The nexus package includes 15 high-priority, implementable solutions ranging from governance and international cooperation, to economic and policy instruments, infrastructure and innovation. The solutions consist of 65 actions to be taken by actors in the water, energy, food, and environment sectors. While each solution pertains to a certain sector that leads its implementation, others outside the sector often play a key supporting role, and intersectoral cooperation ensures the effectiveness of solutions. At a more strategic level, implementing various solutions simultaneously and in a coordinated manner will also help achieve cross-sectoral goals like coherent planning for sustainable development, enhanced local resilience, and a circular economy, while still contributing to sectoral development, by minimizing intersectoral trade-offs and negative impacts, and maximizing synergies. This nexus approach to implementation would help achieve such common objectives as the 2030 Agenda for Sustainable Development and international climate action commitments under the Paris Agreement.

The benefits of a nexus approach to managing the NWSAS are multiple, and applying it has considerable potential to support further development of transboundary cooperation.

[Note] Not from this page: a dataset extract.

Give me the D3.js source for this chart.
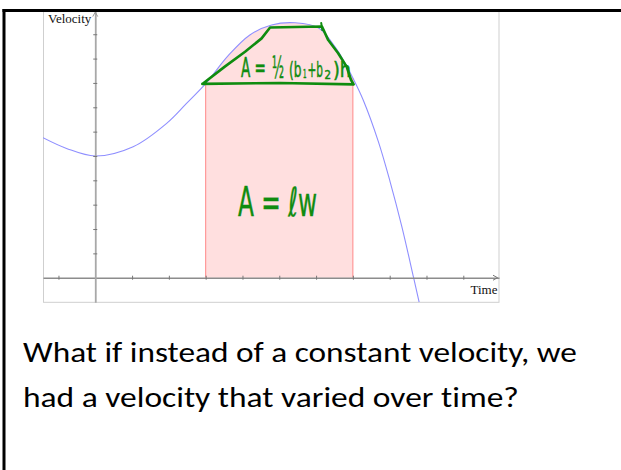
<!DOCTYPE html>
<html>
<head>
<meta charset="utf-8">
<script src="https://cdn.jsdelivr.net/npm/d3@7"></script>
<style>
  html, body { margin: 0; padding: 0; background: #fff; overflow: hidden; }
  svg { display: block; }
  text { font-variant-ligatures: none; }
</style>
</head>
<body>
<svg id="chart" width="621" height="470"></svg>
<script>
// Velocity curve samples: time and velocity
const curveTime     = [-1.42, -0.78, 0.00, 1.03, 1.94, 2.48, 3.00, 3.60, 4.20, 4.79, 5.43, 6.08, 6.51, 6.74, 7.00, 7.28, 7.69, 8.01, 8.33, 8.65, 8.80];
const curveVelocity = [ 5.75,  5.31, 5.00, 5.38, 6.34, 7.16, 7.97, 9.10, 9.97, 10.38, 10.47, 10.25, 9.49, 8.94, 8.20, 7.30, 5.60, 3.95, 2.10, 0.00, -1.00];

// Shaded interval under the curve
const intervalStart = 3;
const intervalEnd = 7;

// Tick positions on both axes
const xTickValues = [-1, 1, 2, 3, 4, 5, 6, 7, 8, 9, 10];
const yTickValues = [1, 2, 3, 4, 5, 6, 7, 8, 9, 10];

// Hand-drawn trapezoid over the top of the shaded region (time, velocity)
const trapTime     = [2.91, 3.52, 4.07, 4.52, 4.75, 6.16, 6.33, 6.60, 6.83, 6.95, 7.02, 5.02, 2.91];
const trapVelocity = [7.96, 8.67, 9.28, 9.83, 10.28, 10.32, 9.76, 9.22, 8.67, 8.12, 7.94, 8.00, 7.96];
const trapTickTime     = [6.14, 6.17];
const trapTickVelocity = [10.46, 10.17];

const axisLabels = { x: "Time", y: "Velocity" };
// trapezoid area formula, written piece by piece
const trapFormula = ["A =", "½", "(b", "1", "+b", "2", ")h"];
const rectFormula = "A = ℓw";
const captionLines = [
  "What if instead of a constant velocity, we",
  "had a velocity that varied over time?"
];

const svg = d3.select("#chart");
const plotLeft = 43, plotRight = 499, plotTop = 11.6, plotBottom = 302.3;

const x = d3.scaleLinear().domain([-1.42, 10.97]).range([plotLeft, plotRight]);
const y = d3.scaleLinear().domain([-1.01, 10.93]).range([plotBottom, plotTop]);

const curvePts = curveTime.map((t, i) => ({ t, v: curveVelocity[i] }));
const smooth = d3.curveCatmullRom.alpha(0.5);

// place a text at (lx, by) and squeeze it horizontally to the given width
function fitText(sel, lx, by, width) {
  const natural = sel.node().getComputedTextLength();
  sel.attr("x", 0).attr("y", 0)
    .attr("transform", `translate(${lx},${by}) scale(${width / natural},1)`);
  return sel;
}

// clipping
const defs = svg.append("defs");
defs.append("clipPath").attr("id", "plotClip")
  .append("rect").attr("x", plotLeft).attr("y", plotTop)
  .attr("width", plotRight - plotLeft).attr("height", plotBottom - plotTop);
defs.append("clipPath").attr("id", "bandClip")
  .append("rect").attr("x", x(intervalStart)).attr("y", plotTop)
  .attr("width", x(intervalEnd) - x(intervalStart)).attr("height", plotBottom - plotTop);

// plot frame
svg.append("rect")
  .attr("x", plotLeft + 0.5).attr("y", plotTop)
  .attr("width", plotRight - plotLeft - 0.5).attr("height", plotBottom - plotTop)
  .attr("fill", "none").attr("stroke", "#cfcfcf").attr("stroke-width", 1);

// shaded area under the curve between the two times
const plot = svg.append("g").attr("clip-path", "url(#plotClip)");
plot.append("g").attr("clip-path", "url(#bandClip)")
  .append("path")
  .datum(curvePts)
  .attr("fill", "#ffdfdf")
  .attr("d", d3.area().x(d => x(d.t)).y0(y(0)).y1(d => y(d.v)).curve(smooth));

// interval edges
[intervalStart, intervalEnd].forEach(t => {
  const v = curveVelocity[curveTime.indexOf(t)];
  plot.append("line")
    .attr("x1", x(t)).attr("x2", x(t))
    .attr("y1", y(0)).attr("y2", y(v))
    .attr("stroke", "#ff8888").attr("stroke-width", 1);
});

// axes through the origin
const xAxis = d3.axisBottom(x).tickValues(xTickValues).tickSize(2).tickSizeOuter(0).tickFormat("");
const gx = svg.append("g").attr("transform", `translate(0,${y(0)})`).call(xAxis);
gx.select(".domain").attr("stroke", "#8c8c8c").attr("stroke-width", 1.4);
gx.selectAll(".tick line").attr("y1", -2).attr("stroke", "#777");

const yAxis = d3.axisLeft(y).tickValues(yTickValues).tickSize(2).tickSizeOuter(0).tickFormat("");
const gy = svg.append("g").attr("transform", `translate(${x(0)},0)`).call(yAxis);
gy.select(".domain").attr("stroke", "#a8a8a8").attr("stroke-width", 1.8);
gy.selectAll(".tick line").attr("x1", 2).attr("stroke", "#777");

// arrow heads
svg.append("path")
  .attr("d", `M${plotRight - 6},${y(0) - 2.5} L${plotRight - 1.5},${y(0)} L${plotRight - 6},${y(0) + 2.5}`)
  .attr("fill", "none").attr("stroke", "#777").attr("stroke-width", 1);
svg.append("path")
  .attr("d", `M${x(0) - 2.5},${plotTop + 5} L${x(0)},${plotTop + 0.5} L${x(0) + 2.5},${plotTop + 5}`)
  .attr("fill", "none").attr("stroke", "#999").attr("stroke-width", 1);

// velocity curve
plot.append("path")
  .datum(curvePts)
  .attr("fill", "none")
  .attr("stroke", "#8f8fff")
  .attr("stroke-width", 1.1)
  .attr("d", d3.line().x(d => x(d.t)).y(d => y(d.v)).curve(smooth));

// axis titles
svg.append("text")
  .attr("x", 48).attr("y", 22.7)
  .attr("font-family", "'Liberation Serif', 'Times New Roman', serif")
  .attr("font-size", 13).attr("fill", "#111")
  .text(axisLabels.y);
svg.append("text")
  .attr("x", 497.5).attr("y", 293.5).attr("text-anchor", "end")
  .attr("font-family", "'Liberation Serif', 'Times New Roman', serif")
  .attr("font-size", 13).attr("fill", "#111")
  .text(axisLabels.x);

// hand-drawn annotations
const ink = "#0f8c0f";
const trapPts = trapTime.map((t, i) => [x(t), y(trapVelocity[i])]);
svg.append("path")
  .attr("d", d3.line().curve(d3.curveLinear)(trapPts))
  .attr("fill", "none").attr("stroke", ink).attr("stroke-width", 2.6)
  .attr("stroke-linejoin", "round").attr("stroke-linecap", "round");
svg.append("path")
  .attr("d", d3.line()(trapTickTime.map((t, i) => [x(t), y(trapTickVelocity[i])])))
  .attr("fill", "none").attr("stroke", ink).attr("stroke-width", 2)
  .attr("stroke-linecap", "round");

const hand = "'DejaVu Sans Condensed', 'Liberation Sans Narrow', 'DejaVu Sans', sans-serif";
// placement of each formula piece: left, width, baseline, font size
const trapLayout = [
  [241, 25, 76.5, 27],
  [272, 12, 78, 30],
  [289, 12.5, 77, 22],
  [303, 3.5, 78, 12],
  [307.5, 15.5, 77, 22],
  [324.5, 6.5, 78.5, 12],
  [333, 18, 77, 22]
];
trapFormula.forEach((piece, i) => {
  const [lx, w, by, fs] = trapLayout[i];
  const t = svg.append("text")
    .attr("font-family", hand).attr("font-size", fs)
    .attr("fill", ink).attr("stroke", ink).attr("stroke-width", 0.5)
    .text(piece);
  fitText(t, lx, by, w);
});

const rectText = svg.append("text")
  .attr("font-family", hand).attr("font-size", 40)
  .attr("fill", ink).attr("stroke", ink).attr("stroke-width", 0.4)
  .text(rectFormula);
fitText(rectText, 238, 216, 79);

// caption below the chart
const capFont = "Carlito, Calibri, Lato, 'Open Sans', sans-serif";
const capWidths = [554, 496];
captionLines.forEach((line, i) => {
  const t = svg.append("text")
    .attr("font-family", capFont).attr("font-size", 28)
    .attr("fill", "#000")
    .text(line);
  fitText(t, 23, 361.7 + i * 45, capWidths[i]);
});

// page frame
svg.append("rect").attr("x", 2.5).attr("y", 9).attr("width", 3).attr("height", 461).attr("fill", "#000");
svg.append("rect").attr("x", 2.5).attr("y", 9).attr("width", 618.5).attr("height", 3).attr("fill", "#000");
</script>
</body>
</html>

This Nexus Assessment of the NWSAS was carried out under the Convention on the Protection and Use of Transboundary Watercourses and International Lakes (Water Convention), applying an assessment methodology developed in its framework, in close cooperation with the Global Water Partnership Mediterranean and the Sahara and Sahel Observatory as part of the project, “Making water cooperation happen in the Mediterranean (Med Water Matchmaker)”, funded by the Swedish International Development Cooperation Agency. The assessment also built on synergies with the Water, Climate and Development Programme (WACDEP) of the Global Water Partnership.